I'd like to respectfully disagree with you all. Considering the precedent set by Roe V. Wade and the succeeding court cases would indicate states have the right to regulate abortion as long as it is "reasonably related to the preservations and protection of maternal health." (410 US 113). The justices of Roe V. Wade wrote this into their decision in order to allow states to regulate the practice of abortion as the States saw fit. The Majority opinion stated the states have a compelling interest in protecting the well being of the mother. Furthermore, a women's right to abortion was explicitly confirmed in the decision of Planned Parenthood of Southeastern Pennsylvania v. Casey and this right could not be unduly interfered with by the state. In addition many previous court cases have upheld a state's right to require 24 hour waiting periods and forced viewings of an ultrasound of the fetus. The 5th U.S. Circuit Court of Appeals ruled these laws did not violate the first amendment rights of patients or doctors. The legal precedent is clear, California has a compelling interest to ensure women are provided with the best care possible. Finally, I believe the Sherbert test would be a more appropriate legal precedent to apply to this case. While this law may interfere with clinic's abilities to completely freely practice their religion, there are no less-restrictive means to ensure all women are provided with adequate care. In some cases a pro-life clinic may the the only family planning location for miles. If the patients are not informed of all their options there, then they may never know the full scope of potential care.

Max K said...

Like Will, I too am very curious as to why the law was passed and the motivation behind the it. I agree with the conclusion reached by Ciara that this law places an unconstitutional burden on the medical professionals at the Pro-life facility. I personally struggle to understand why a doctor should be coerced by the State to recommend treatment that they both find morally unacceptable and would never under normal circumstances suggest. The law itself seems to jeopardize all efforts by the Pro-life center to discourage abortions.

Rob W said...

I have to agree, in part, with what Josh and Abby stated in their comments. There is a fine line between notifying or informing a person about potential paths they can take in their decision making process, and forcing them to endorse those pathways. The people who are going to the pro-life clinic in the first place probably did not go there if they wanted an abortion, but they may have been curious to hear there perspective on the manner. The state has the right to enforce regulations in the education of its citizens, but cannot force them to make the decision they want them to make.
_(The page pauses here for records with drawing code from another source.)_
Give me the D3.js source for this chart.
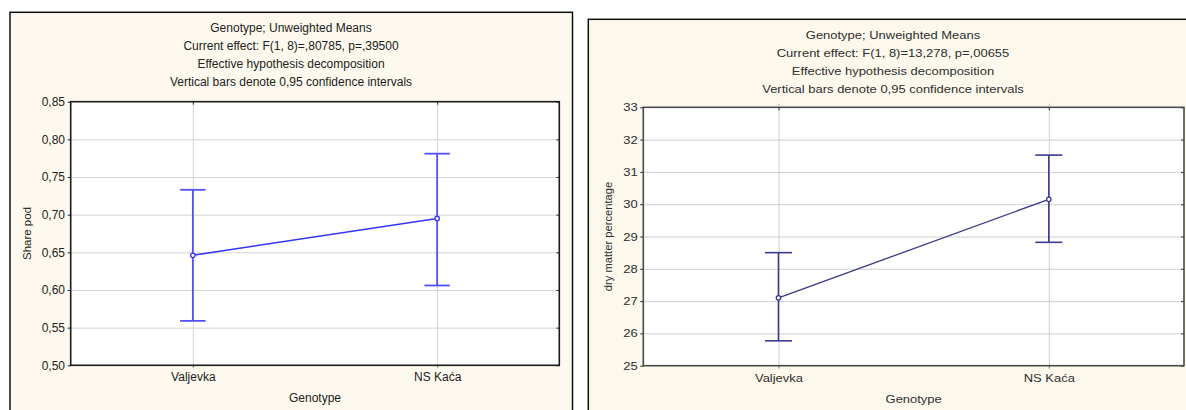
<!DOCTYPE html>
<html><head><meta charset="utf-8">
<script src="https://cdn.jsdelivr.net/npm/d3@7"></script>
<style>
html,body{margin:0;padding:0;background:#fff;}
svg{display:block;font-family:"Liberation Sans",Arial,sans-serif;}
</style>
</head><body>
<svg id="c" width="1186" height="410"></svg>
<script>
// ---- data ----
const categories = ["Valjevka", "NS Kaća"];

const shareMean  = [0.646, 0.695];
const shareLower = [0.559, 0.606];
const shareUpper = [0.733, 0.781];
const shareTicks = [0.50, 0.55, 0.60, 0.65, 0.70, 0.75, 0.80, 0.85];
const shareTitle = [
  "Genotype; Unweighted Means",
  "Current effect: F(1, 8)=,80785, p=,39500",
  "Effective hypothesis decomposition",
  "Vertical bars denote 0,95 confidence intervals"
];
const shareYLabel = "Share pod";

const dryMean  = [27.1, 30.15];
const dryLower = [25.77, 28.82];
const dryUpper = [28.5, 31.52];
const dryTicks = [25, 26, 27, 28, 29, 30, 31, 32, 33];
const dryTitle = [
  "Genotype; Unweighted Means",
  "Current effect: F(1, 8)=13,278, p=,00655",
  "Effective hypothesis decomposition",
  "Vertical bars denote 0,95 confidence intervals"
];
const dryYLabel = "dry matter percentage";

const xLabel = "Genotype";

// ---- drawing ----
const svg = d3.select("#c");

function drawPanel(o) {
  const g = svg.append("g");
  const [px0, py0, px1, py1] = o.plot;
  const pw = px1 - px0, ph = py1 - py0;
  const s = o.sx;

  g.append("rect").attr("x", o.box[0]).attr("y", o.box[1])
    .attr("width", o.box[2]).attr("height", o.box[3])
    .attr("fill", o.bg).attr("stroke", "#111").attr("stroke-width", 1.5);

  const x = d3.scalePoint().domain(categories).range([px0, px1]).padding(0.5);
  const y = d3.scaleLinear().domain([o.ticks[0], o.ticks[o.ticks.length - 1]]).range([py1, py0]);

  g.append("rect").attr("x", px0).attr("y", py0).attr("width", pw).attr("height", ph).attr("fill", "#fff");

  // horizontal gridlines
  g.append("g").attr("transform", `translate(${px0},0)`)
    .call(d3.axisLeft(y).tickValues(o.ticks.slice(1, -1)).tickSize(-pw).tickFormat(""))
    .call(a => a.select(".domain").remove())
    .selectAll("line").attr("stroke", o.grid).attr("stroke-dasharray", "1,1");

  // vertical gridlines
  g.append("g").attr("transform", `translate(0,${py1 + 3})`)
    .call(d3.axisBottom(x).tickSize(-(ph + 3 + o.vExtraTop)).tickFormat(""))
    .call(a => a.select(".domain").remove())
    .selectAll("line").attr("stroke", o.grid).attr("stroke-dasharray", "1,1");

  // left axis ticks + labels
  const fmt = v => d3.format(o.fmt)(v).replace(".", ",");
  const ya = g.append("g").attr("transform", `translate(${px0},0)`)
    .call(d3.axisLeft(y).tickValues(o.ticks).tickSize(3).tickPadding(3).tickFormat(fmt));
  ya.select(".domain").remove();
  ya.selectAll("line").attr("stroke", "#222");
  ya.selectAll("text").attr("x", -o.labelGap / s).attr("transform", `scale(${s},1)`)
    .attr("fill", o.text).style("font-size", o.fs + "px").style("font-family", null);

  // right axis inward ticks
  const ra = g.append("g").attr("transform", `translate(${px1},0)`)
    .call(d3.axisLeft(y).tickValues(o.ticks).tickSize(3).tickFormat(""));
  ra.select(".domain").remove();
  ra.selectAll("line").attr("stroke", "#333");

  // top axis inward ticks
  const ta = g.append("g").attr("transform", `translate(0,${py0})`)
    .call(d3.axisTop(x).tickSize(-3).tickFormat(""));
  ta.select(".domain").remove();
  ta.selectAll("line").attr("stroke", "#333");

  // bottom axis labels
  const xa = g.append("g").attr("transform", `translate(0,${py1})`)
    .call(d3.axisBottom(x).tickSize(2));
  xa.select(".domain").remove();
  xa.selectAll("line").attr("stroke", "#666");
  xa.selectAll("text").attr("y", o.xTickY - py1).attr("dy", 0)
    .attr("transform", `scale(${s},1)`).attr("fill", o.text)
    .style("font-size", o.fs + "px").style("font-family", null);

  // plot frame
  g.append("rect").attr("x", px0).attr("y", py0).attr("width", pw).attr("height", ph)
    .attr("fill", "none").attr("stroke", o.frame).attr("stroke-width", 1.6);

  // titles
  o.title.forEach((t, i) => {
    g.append("text").attr("transform", `translate(${o.titleX},${o.titleY + i * 18}) scale(${s},1)`)
      .attr("text-anchor", "middle").attr("fill", o.text).style("font-size", o.fs + "px").text(t);
  });

  // x axis title
  g.append("text").attr("transform", `translate(${(px0 + px1) / 2},${o.xTitleY}) scale(${s},1)`)
    .attr("text-anchor", "middle").attr("fill", o.text).style("font-size", o.fs + "px").text(xLabel);

  // y axis title
  g.append("text").attr("transform", `translate(${o.yTitleX},${(py0 + py1) / 2}) rotate(-90)`)
    .attr("text-anchor", "middle").attr("fill", o.text).style("font-size", o.yfs + "px").text(o.yLabel);

  // error bars
  categories.forEach((c, i) => {
    const cx = x(c);
    g.append("line").attr("x1", cx).attr("x2", cx).attr("y1", y(o.lower[i])).attr("y2", y(o.upper[i]))
      .attr("stroke", o.barColor).attr("stroke-width", o.barW);
    [o.lower[i], o.upper[i]].forEach(v => {
      g.append("line").attr("x1", cx - o.cap).attr("x2", cx + o.cap).attr("y1", y(v)).attr("y2", y(v))
        .attr("stroke", o.barColor).attr("stroke-width", o.barW);
    });
  });

  // mean line
  const line = d3.line().x((d, i) => x(categories[i])).y(d => y(d));
  g.append("path").datum(o.mean).attr("d", line).attr("fill", "none")
    .attr("stroke", o.lineColor).attr("stroke-width", o.lineW);

  g.selectAll(null).data(o.mean).enter().append("circle")
    .attr("cx", (d, i) => x(categories[i])).attr("cy", d => y(d)).attr("r", 2.2)
    .attr("fill", "#fff").attr("stroke", o.lineColor).attr("stroke-width", 1.3);
}

drawPanel({
  box: [10, 12.3, 562.5, 430], bg: "#fdf9ee",
  plot: [70.7, 101.7, 559.3, 365.3],
  ticks: shareTicks, fmt: ".2f",
  mean: shareMean, lower: shareLower, upper: shareUpper,
  title: shareTitle, titleX: 291, titleY: 31.5,
  yLabel: shareYLabel, yTitleX: 31, xTickY: 381.5, xTitleY: 402,
  fs: 12, yfs: 11.5, sx: 1, labelGap: 5.7,
  text: "#222", grid: "#a8a8a8", frame: "#1a1a1a", vExtraTop: 0,
  barColor: "#5050ff", barW: 1.8, lineColor: "#3535f5", lineW: 1.5, cap: 12.7
});

drawPanel({
  box: [588.3, 19.3, 640, 430], bg: "#fcf8ec",
  plot: [643.3, 107.3, 1184, 365.7],
  ticks: dryTicks, fmt: "d",
  mean: dryMean, lower: dryLower, upper: dryUpper,
  title: dryTitle, titleX: 893, titleY: 38.5,
  yLabel: dryYLabel, yTitleX: 611.5, xTickY: 382.5, xTitleY: 402.5,
  fs: 11, yfs: 11.2, sx: 1.18, labelGap: 5.6,
  text: "#2e2e2e", grid: "#a0a0a0", frame: "#4a4a4a", vExtraTop: 4,
  barColor: "#3b3b8e", barW: 1.6, lineColor: "#38388a", lineW: 1.3, cap: 13.5
});
</script>
</body></html>
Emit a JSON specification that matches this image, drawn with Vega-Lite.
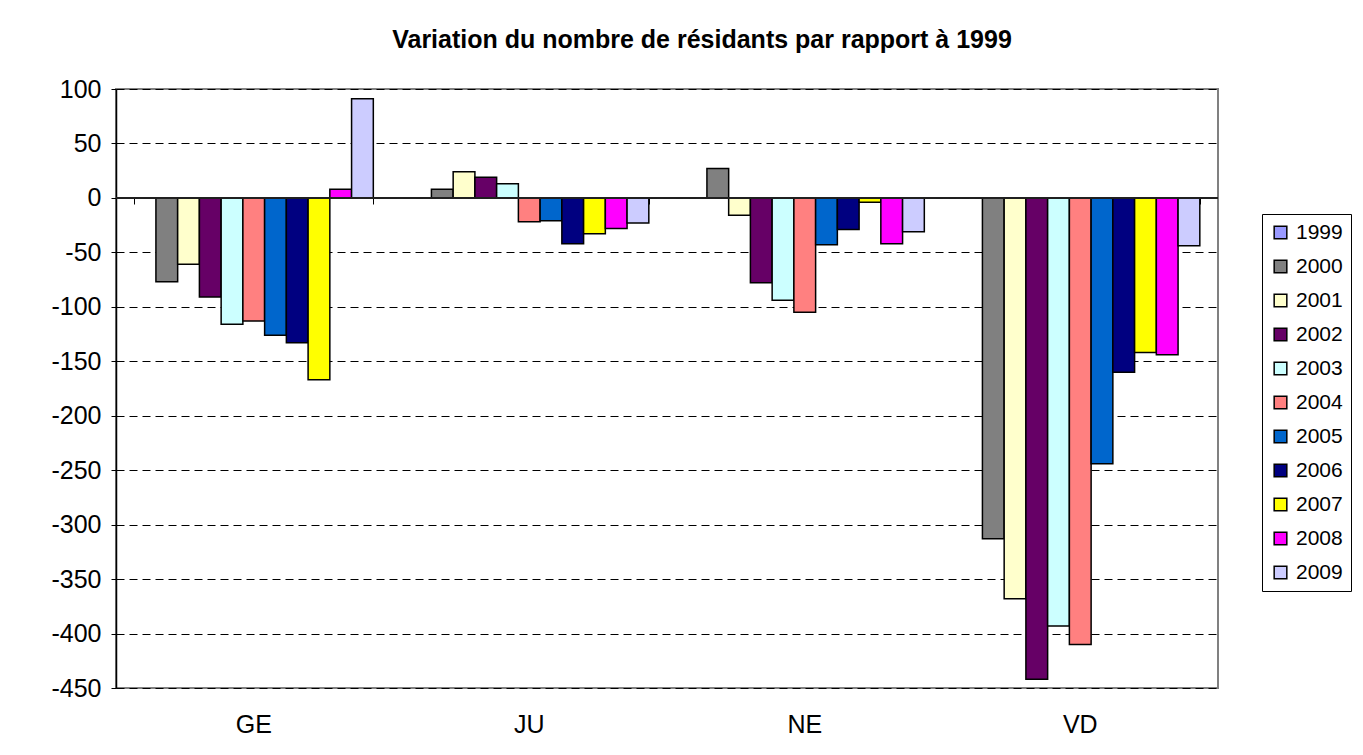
{
  "$schema": "https://vega.github.io/schema/vega-lite/v6.json",
  "width": 1102,
  "height": 599,
  "autosize": {"type": "none"},
  "padding": {"left": 116, "top": 89, "right": 145, "bottom": 67},
  "background": "white",
  "title": {
    "text": "Variation du nombre de résidants par rapport à 1999",
    "font": "Liberation Sans",
    "fontSize": 25,
    "fontWeight": "bold",
    "color": "black",
    "anchor": "middle",
    "baseline": "alphabetic",
    "dx": 35,
    "dy": 35,
    "offset": 39
  },
  "config": {
    "view": {"stroke": "#808080", "strokeWidth": 2},
    "font": "Liberation Sans"
  },
  "data": {
    "values": [
      {"cat": "GE", "year": "1999", "value": 0},
      {"cat": "GE", "year": "2000", "value": -77},
      {"cat": "GE", "year": "2001", "value": -61},
      {"cat": "GE", "year": "2002", "value": -91},
      {"cat": "GE", "year": "2003", "value": -116},
      {"cat": "GE", "year": "2004", "value": -113},
      {"cat": "GE", "year": "2005", "value": -126},
      {"cat": "GE", "year": "2006", "value": -133},
      {"cat": "GE", "year": "2007", "value": -167},
      {"cat": "GE", "year": "2008", "value": 8},
      {"cat": "GE", "year": "2009", "value": 91},
      {"cat": "JU", "year": "1999", "value": 0},
      {"cat": "JU", "year": "2000", "value": 8},
      {"cat": "JU", "year": "2001", "value": 24},
      {"cat": "JU", "year": "2002", "value": 19},
      {"cat": "JU", "year": "2003", "value": 13},
      {"cat": "JU", "year": "2004", "value": -22},
      {"cat": "JU", "year": "2005", "value": -21},
      {"cat": "JU", "year": "2006", "value": -42},
      {"cat": "JU", "year": "2007", "value": -33},
      {"cat": "JU", "year": "2008", "value": -28},
      {"cat": "JU", "year": "2009", "value": -23},
      {"cat": "NE", "year": "1999", "value": 0},
      {"cat": "NE", "year": "2000", "value": 27},
      {"cat": "NE", "year": "2001", "value": -16},
      {"cat": "NE", "year": "2002", "value": -78},
      {"cat": "NE", "year": "2003", "value": -94},
      {"cat": "NE", "year": "2004", "value": -105},
      {"cat": "NE", "year": "2005", "value": -43},
      {"cat": "NE", "year": "2006", "value": -29},
      {"cat": "NE", "year": "2007", "value": -4},
      {"cat": "NE", "year": "2008", "value": -42},
      {"cat": "NE", "year": "2009", "value": -31},
      {"cat": "VD", "year": "1999", "value": 0},
      {"cat": "VD", "year": "2000", "value": -313},
      {"cat": "VD", "year": "2001", "value": -368},
      {"cat": "VD", "year": "2002", "value": -442},
      {"cat": "VD", "year": "2003", "value": -393},
      {"cat": "VD", "year": "2004", "value": -410},
      {"cat": "VD", "year": "2005", "value": -244},
      {"cat": "VD", "year": "2006", "value": -160},
      {"cat": "VD", "year": "2007", "value": -142},
      {"cat": "VD", "year": "2008", "value": -144},
      {"cat": "VD", "year": "2009", "value": -44}
    ]
  },
  "layer": [
    {
      "mark": {"type": "bar", "stroke": "black", "strokeWidth": 1.5},
      "encoding": {
        "x": {
          "field": "cat",
          "type": "nominal",
          "scale": {"paddingInner": 0.132, "paddingOuter": 0.066},
          "axis": {
            "orient": "top",
            "offset": -109,
            "labels": false,
            "domain": false,
            "ticks": true,
            "tickBand": "extent",
            "tickSize": -6,
            "tickColor": "black",
            "grid": false,
            "title": null
          }
        },
        "xOffset": {
          "field": "year",
          "type": "nominal",
          "scale": {"paddingInner": 0, "paddingOuter": 0}
        },
        "y": {
          "field": "value",
          "type": "quantitative",
          "scale": {"domain": [-450, 100], "nice": false, "zero": false},
          "axis": {
            "title": null,
            "values": [-450, -400, -350, -300, -250, -200, -150, -100, -50, 0, 50, 100],
            "labelExpr": "'' + datum.value",
            "labelFont": "Liberation Sans",
            "labelFontSize": 25,
            "labelColor": "black",
            "labelPadding": 10,
            "tickSize": 5,
            "tickColor": "black",
            "domainColor": "black",
            "domainWidth": 1.5,
            "grid": true,
            "gridColor": "black",
            "gridDash": [8, 5],
            "encode": {
              "grid": {
                "update": {
                  "strokeOpacity": [
                    {"test": "datum.value == 100 || datum.value == -450 || datum.value == 0", "value": 0},
                    {"value": 1}
                  ]
                }
              }
            }
          }
        },
        "fill": {
          "field": "year",
          "type": "nominal",
          "scale": {
            "domain": ["1999", "2000", "2001", "2002", "2003", "2004", "2005", "2006", "2007", "2008", "2009"],
            "range": ["#9999FF", "#808080", "#FFFFCC", "#660066", "#CCFFFF", "#FF8080", "#0066CC", "#000080", "#FFFF00", "#FF00FF", "#CCCCFF"]
          },
          "legend": {
            "title": null,
            "orient": "none",
            "legendX": 1146,
            "legendY": 125,
            "strokeColor": "black",
            "fillColor": "white",
            "padding": 8,
            "symbolType": "square",
            "symbolSize": 160,
            "symbolStrokeColor": "black",
            "symbolStrokeWidth": 1.5,
            "labelFont": "Liberation Sans",
            "labelFontSize": 21,
            "labelColor": "black",
            "labelOffset": 5,
            "rowPadding": 12
          }
        }
      }
    },
    {
      "mark": {"type": "rule", "color": "#202020", "strokeWidth": 1},
      "encoding": {"y": {"datum": 0}}
    },
    {
      "mark": {"type": "text", "text": ""},
      "encoding": {
        "x": {
          "field": "cat",
          "type": "nominal",
          "axis": {
            "orient": "bottom",
            "title": null,
            "domain": false,
            "ticks": false,
            "grid": false,
            "labelAngle": 0,
            "labelFont": "Liberation Sans",
            "labelFontSize": 25,
            "labelColor": "black",
            "labelPadding": 24
          }
        }
      }
    }
  ],
  "resolve": {"axis": {"x": "independent"}}
}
The act of abortion may be against the clinics beliefs, but they can express that to the patient after expressing the fact that the patient has the opportunity to take the avenue in which they see fit.

Anonymous said...

I agree with many of the previous comments stating that if a women were seeking an abortion, it is unlikely and would make little sense that they go to a religiously affiliated pro-life clinic. I think it is safe to say that women know that abortion is an option, and therefore if an individual decides that they want an abortion, they should find a clinic without religious affiliation. While I think that clinics should provide information about other clinics that do perform abortions if this is what the patient wants, the religiously affiliated clinics should not be forced to promote abortion if it goes against their religious beliefs.